In the second half of the session, Mr. Black discussed the challenges to insuring the medical marijuana industry. He identified seven specific challenges.

  • It is a newly emerging, fast-growing industry.
  • The U.S. Federal Government has marijuana as a schedule 1 drug, meaning that transportation across state lines can result in federal criminal prosecution.
  • 22 states and D.C. allow for medical marijuana growth and distribution; however, differences in regulations exist between states.
  • Marijuana is a product that lacks sufficient U.S. research regarding medical benefits.
  • A myriad of insurance coverages will be needed to manage the broad range of exposures and risks faced by growers, dispensers, and others in the industry (e.g., workers compensation, property, crop, general liability, professional liability, D&O, crime, transit, auto, cyber, etc.).
  • U.S. domestic insurers are, for the most part, standing on the sidelines citing shareholder perception concerns and federal government concerns. (Lloyd’s of London withdrew from offering future coverage for the U.S. marijuana industry until the U.S. Federal Government changes its position.)
  • There is a lack of insurance market availability, capacity, and coverage that adequately addresses the exposures to loss for the industry. A lack of historical, credible loss data is often cited as one of the reasons.
  • In view of the lack of traditional insurance availability, what potential alternative risk solutions exist that can provide a viable solution?

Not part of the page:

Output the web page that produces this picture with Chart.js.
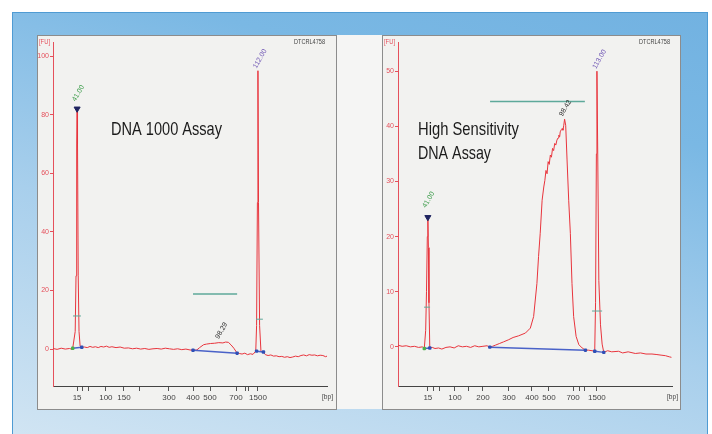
<!DOCTYPE html>
<html>
<head>
<meta charset="utf-8">
<script src="https://cdn.jsdelivr.net/npm/chart.js@4.4.0/dist/chart.umd.min.js"></script>
<style>
  body { margin: 0; width: 712px; height: 434px; overflow: hidden; position: relative; background: #fff; }
  .frame { position: absolute; left: 12px; top: 12px; width: 694px; height: 430px; border: 1px solid #4f9bd3;
           background: linear-gradient(195deg, #72b2e1 0%, #7ab8e4 22%, #a8cfec 58%, #d2e5f3 100%); }
  .sheet { position: absolute; left: 37px; top: 35px; width: 643px; height: 374px; background: #f5f5f4; }
  .panel { position: absolute; top: 35px; border: 1px solid #8c8c8c; background: #f2f2f0; }
  #dnaPanel { left: 37px; }
  #hsPanel { left: 382px; }
  canvas { display: block; }
</style>
</head>
<body>
<div class="frame"></div>
<div class="sheet"></div>
<div class="panel" id="dnaPanel"><canvas id="dnaChart" width="298" height="373"></canvas></div>
<div class="panel" id="hsPanel"><canvas id="hsChart" width="297" height="373"></canvas></div>
<script>
// ladder bands 15, 25, 50, 100, 150, 200, 300, 400, 500, 700, 850, 1000, 1500 bp;
// only some of them get a printed label
const dnaSizeLabels = ['15', '', '', '100', '150', '', '300', '400', '500', '700', '', '', '1500'];
const hsSizeLabels = ['15', '', '', '100', '', '200', '300', '400', '500', '700', '', '', '1500'];
// migration time of each ladder band (time units of the run)
const dnaLadderTimes = [8.8, 10.9, 13.1, 19.3, 25.9, 31.4, 42.3, 51.1, 57.3, 66.8, 70.1, 71.2, 74.8];
const hsLadderTimes = [10.9, 13.1, 15.3, 20.8, 25.9, 31.0, 40.5, 48.9, 55.1, 63.9, 66.4, 68.2, 72.6];

const dnaTicksFU = [0, 20, 40, 60, 80, 100];
const hsTicksFU = [0, 10, 20, 30, 40, 50];

// electropherogram traces: [time, FU]
const dnaTrace = [
  [0, 0.2], [1.5, -0.1], [3, 0.3], [4.5, 0], [6, 0.2], [7, -0.1], [7.2, 0.3], [8.1, 6], [8.4, 25], [8.65, 70],
  [8.8, 82], [8.95, 70], [9.2, 25], [9.5, 6], [9.9, 1.0], [10.5, 0.6], [11.5, 0.7], [12.5, 0.5], [13.5, 0.9],
  [14.5, 0.6], [15.5, 0.8], [16.5, 0.5], [17.5, 0.9], [18.5, 0.7], [19.5, 1.0], [20.5, 0.6], [21.5, 0.8],
  [23, 0.5], [24.5, 0.7], [26, 0.3], [27.5, 0.4], [29, 0.1], [30.5, 0.3], [32, 0], [33.5, 0.2], [35, -0.1],
  [36.5, 0.1], [38, 0.2], [39.5, 0], [41, 0.3], [42.5, 0.1], [44, -0.1], [45.5, 0.1], [47, -0.2], [48.5, 0],
  [50, -0.3], [51.1, -0.4], [52.5, -0.3], [53.5, 0.5], [55, 1.5], [56, 1.7], [57.5, 1.9], [59, 2.0], [60.5, 2.2],
  [62, 2.1], [63, 2.4], [64, 2.3], [65, 1.4], [66, 0.3], [67.2, -1.4], [68, -1.5], [69, -1.7], [70, -1.4],
  [71, -1.9], [72, -1.6], [73, -1.8], [74.0, -0.7], [74.3, 8], [74.6, 50], [74.8, 95], [75.0, 50], [75.4, 8],
  [75.9, -0.8], [76.8, -1.0], [77.5, -1.9], [78.5, -2.2], [79.5, -2.0], [80.5, -2.4], [81.5, -2.3], [82.5, -2.6],
  [83.5, -2.5], [84.5, -2.8], [85.5, -2.6], [86.5, -2.9], [87.5, -2.7], [88.5, -2.4], [89.5, -2.6], [90.5, -2.2],
  [91.5, -2.0], [92.5, -2.3], [93.5, -1.9], [94.5, -2.1], [95.5, -2.0], [96.5, -2.3], [97.5, -2.1], [98.5, -2.2],
  [99.5, -2.6], [100, -2.4]
];
const hsTrace = [
  [0, 0.3], [1.5, 0.1], [3, 0.2], [4.5, 0], [6, 0.1], [7.5, -0.1], [9, 0], [9.6, -0.3], [10.1, 3], [10.4, 10],
  [10.7, 20], [10.9, 23.5], [11.1, 18], [11.3, 8], [11.6, -0.2], [12.5, -0.1], [13.5, -0.3], [14.8, -0.2],
  [16, -0.4], [17.5, -0.1], [19, 0], [20.5, -0.2], [22, 0.2], [23.5, 0], [25, 0.1], [26.5, -0.1], [28, 0.2],
  [29.5, 0], [31, 0.1], [32.5, 0.2], [33.5, -0.05], [34.5, 0.1], [35.5, 0.3], [37, 0.6], [38.5, 0.9], [40.4, 1.3],
  [42, 1.7], [44, 2.0], [46.5, 2.5], [48.3, 3.4], [49.5, 5.5], [50.1, 8.5], [50.7, 11.5], [51.3, 16.4],
  [51.9, 20.6], [52.6, 26.6], [53.2, 29], [53.6, 30.2], [54, 32], [54.4, 31.4], [54.8, 33.6], [55.2, 33.1],
  [55.6, 34.8], [56, 34.4], [56.4, 36], [56.8, 35.6], [57.2, 36.9], [57.6, 36.6], [58, 37.5], [58.4, 37.9],
  [58.7, 38.4], [59, 38.1], [59.2, 39], [59.6, 39.4], [59.9, 39.6], [60.2, 39.3], [60.5, 40.2], [60.8, 41.3],
  [61.2, 40.2], [61.7, 33.9], [62.3, 26.6], [62.9, 20.6], [63.5, 11.5], [64.1, 5.5], [65, 1.9], [66, 0.4],
  [67.2, -0.2], [68.4, -0.6], [69.5, -0.6], [70.8, -0.7], [71.8, -0.8], [72.1, 8], [72.4, 35], [72.6, 50],
  [72.9, 35], [73.3, 12], [73.9, 4], [74.5, 0.5], [75.1, -1.0], [76.5, -0.7], [78, -0.9], [80.5, -0.8],
  [82, -1.1], [84, -0.9], [86.6, -1.2], [88.5, -1.1], [90.5, -1.3], [92.7, -1.3], [94.5, -1.4], [96, -1.5],
  [97.6, -1.6], [99, -1.8], [99.8, -1.9]
];

// integration baselines: lower marker, sample region, upper marker
const dnaBaselines = [[[7.2, 0.3], [10.5, 0.6]], [[51.1, -0.4], [67.2, -1.4]], [[74.3, -0.7], [76.8, -1.0]]];
const hsBaselines = [[[9.6, -0.3], [11.6, -0.2]], [[33.5, -0.05], [68.4, -0.6]], [[71.8, -0.8], [75.1, -1.0]]];

// peak width bars and region bar: [start time, end time, FU]
const dnaWidthBars = [[7.3, 10.2, 11.3], [74.1, 76.6, 10.2], [51.1, 67.2, 18.8]];
const hsWidthBars = [[9.5, 11.7, 7.2], [70.8, 74.5, 6.5], [33.6, 68.2, 44.5]];

// called peaks: [time, FU] and the printed label
const dnaPeakAt = [[8.8, 82], [60.5, 2.2], [74.8, 95]];
const dnaPeakLabels = ['41.00', '98.29', '112.00'];
const hsPeakAt = [[10.9, 23.5], [60.8, 41.3], [72.6, 50]];
const hsPeakLabels = ['41.00', '98.42', '113.00'];

const peakColors = ['#3a9b48', '#2b2b2b', '#7057b5'];
const FONT = '"Liberation Sans", Arial, sans-serif';
const AXIS_RED = '#e5505b';

function fitText(ctx, text, x, y, width) {
  const w = ctx.measureText(text).width;
  ctx.save();
  ctx.translate(x, y);
  ctx.scale(width / w, 1);
  ctx.fillText(text, 0, 0);
  ctx.restore();
}

function panelDecor(cfg) {
  return {
    id: 'panelDecor',
    afterDatasetsDraw(chart) {
      const { ctx, chartArea, scales: { x, y } } = chart;
      ctx.save();
      ctx.font = '8px ' + FONT;
      ctx.fillStyle = AXIS_RED;
      fitText(ctx, '[FU]', 1, 8, 11);
      ctx.fillStyle = '#444';
      fitText(ctx, 'DTCRL4758', chartArea.right - 33, 8, 31);
      fitText(ctx, '[bp]', chartArea.right - 5, chartArea.bottom + 13, 11);

      ctx.fillStyle = '#1b1b1b';
      ctx.font = '19px ' + FONT;
      cfg.title.forEach(l => fitText(ctx, l.text, l.x, l.y, l.w));

      // peak labels, slanted
      ctx.font = '7px ' + FONT;
      cfg.labels.forEach((text, i) => {
        const [t, fu] = cfg.peakAt[i];
        ctx.save();
        ctx.translate(x.getPixelForValue(t) + cfg.offsets[i][0], y.getPixelForValue(fu) + cfg.offsets[i][1]);
        ctx.rotate(-Math.PI / 3);
        ctx.fillStyle = peakColors[i];
        ctx.fillText(text, 0, 0);
        ctx.restore();
      });
      ctx.restore();
    }
  };
}

function makeChart(id, cfg) {
  const pts = arr => arr.map(([x, y]) => ({ x, y }));
  const datasets = [{
    data: pts(cfg.trace),
    borderColor: '#e8343c',
    borderWidth: 1,
    pointRadius: 0,
    order: 1
  }];
  cfg.baselines.forEach((seg, i) => datasets.push({
    data: pts(seg),
    borderColor: '#4a62c8',
    borderWidth: 1.5,
    pointRadius: 2,
    pointStyle: 'rectRounded',
    pointBackgroundColor: i === 0 ? ['#4cb04c', '#2f4fb5'] : '#2f4fb5',
    pointBorderWidth: 0,
    order: 0
  }));
  cfg.widthBars.forEach(([a, b, fu], i) => datasets.push({
    data: [{ x: a, y: fu }, { x: b, y: fu }],
    borderColor: '#5ea99a',
    borderWidth: i === 2 ? 1.6 : 1,
    pointRadius: 0,
    order: 0
  }));
  // lower marker arrow
  datasets.push({
    data: [{ x: cfg.peakAt[0][0], y: cfg.peakAt[0][1] }],
    pointStyle: 'triangle',
    rotation: 180,
    pointRadius: 3.5,
    pointBackgroundColor: '#1f2460',
    pointBorderColor: '#1f2460',
    showLine: false,
    order: 0
  });

  return new Chart(document.getElementById(id), {
    type: 'line',
    data: { datasets },
    options: {
      responsive: false,
      animation: false,
      layout: { padding: { top: 6, right: cfg.padRight, left: 0, bottom: 0 } },
      plugins: { legend: { display: false }, tooltip: { enabled: false } },
      scales: {
        x: {
          type: 'linear',
          min: 0,
          max: 100,
          afterBuildTicks: s => { s.ticks = cfg.ladder.map(v => ({ value: v })); },
          afterFit: s => { s.height = 23; },
          ticks: {
            autoSkip: false,
            maxRotation: 0,
            padding: 2,
            color: '#444',
            font: { family: FONT, size: 8 },
            callback: (v, i) => cfg.sizeLabels[i]
          },
          grid: { drawOnChartArea: false, tickLength: 5, color: '#555' },
          border: { color: '#444' }
        },
        y: {
          min: cfg.yMin,
          max: cfg.yMax,
          afterBuildTicks: s => { s.ticks = cfg.ticksFU.map(v => ({ value: v })); },
          afterFit: s => { s.width = 15; },
          ticks: { padding: 1, color: AXIS_RED, font: { family: FONT, size: 7 } },
          grid: { drawOnChartArea: false, tickLength: 3, color: AXIS_RED },
          border: { color: AXIS_RED }
        }
      }
    },
    plugins: [panelDecor({
      title: cfg.title,
      labels: cfg.labels,
      peakAt: cfg.peakAt,
      offsets: cfg.offsets
    })]
  });
}

makeChart('dnaChart', {
  trace: dnaTrace,
  ladder: dnaLadderTimes,
  sizeLabels: dnaSizeLabels,
  ticksFU: dnaTicksFU,
  yMin: -12.6,
  yMax: 104.8,
  baselines: dnaBaselines,
  widthBars: dnaWidthBars,
  peakAt: dnaPeakAt,
  labels: dnaPeakLabels,
  offsets: [[-1.5, -7], [0, -3.5], [-1.5, -2]],
  padRight: 9,
  title: [{ text: 'DNA 1000 Assay', x: 73, y: 99, w: 111 }]
});

makeChart('hsChart', {
  trace: hsTrace,
  ladder: hsLadderTimes,
  sizeLabels: hsSizeLabels,
  ticksFU: hsTicksFU,
  yMin: -7.1,
  yMax: 55.3,
  baselines: hsBaselines,
  widthBars: hsWidthBars,
  peakAt: hsPeakAt,
  labels: hsPeakLabels,
  offsets: [[-2, -9], [-2, -2.5], [-1, -2]],
  padRight: 8,
  title: [
    { text: 'High Sensitivity', x: 35, y: 99, w: 101 },
    { text: 'DNA Assay', x: 35, y: 123, w: 73 }
  ]
});
</script>
</body>
</html>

A discussion of captive insurance as the answer to the final challenge ended the session. Mr. Nicholas began with a general review of captive insurance, including a definition, the different types, and the insurance objectives of a captive program. The discussion then launched into the specifics for the medical marijuana industry. He broke it into three categories: businesses, which included everything from cultivation facilities to dispensaries; exposures, such as fire, vandalism, and theft; and the types of coverage needed, such as workers compensation, professional and general liability, product and cyber-liability, and business interruption.

According to the 2016 Fortune Magazine article "Legal Marijuana Sales Could Hit $6.7 Billion in 2016," written by Tom Huddleston, Jr., by the end of 2016, the sale of legal marijuana, which includes the medical marijuana industry, is expected to grow to $6.7 billion. And it is expected to grow by 300 percent over the next 4 years. This is an opportunity for the captive insurance industry to step in, be the leader, and offer this emerging industry the risk solutions it needs.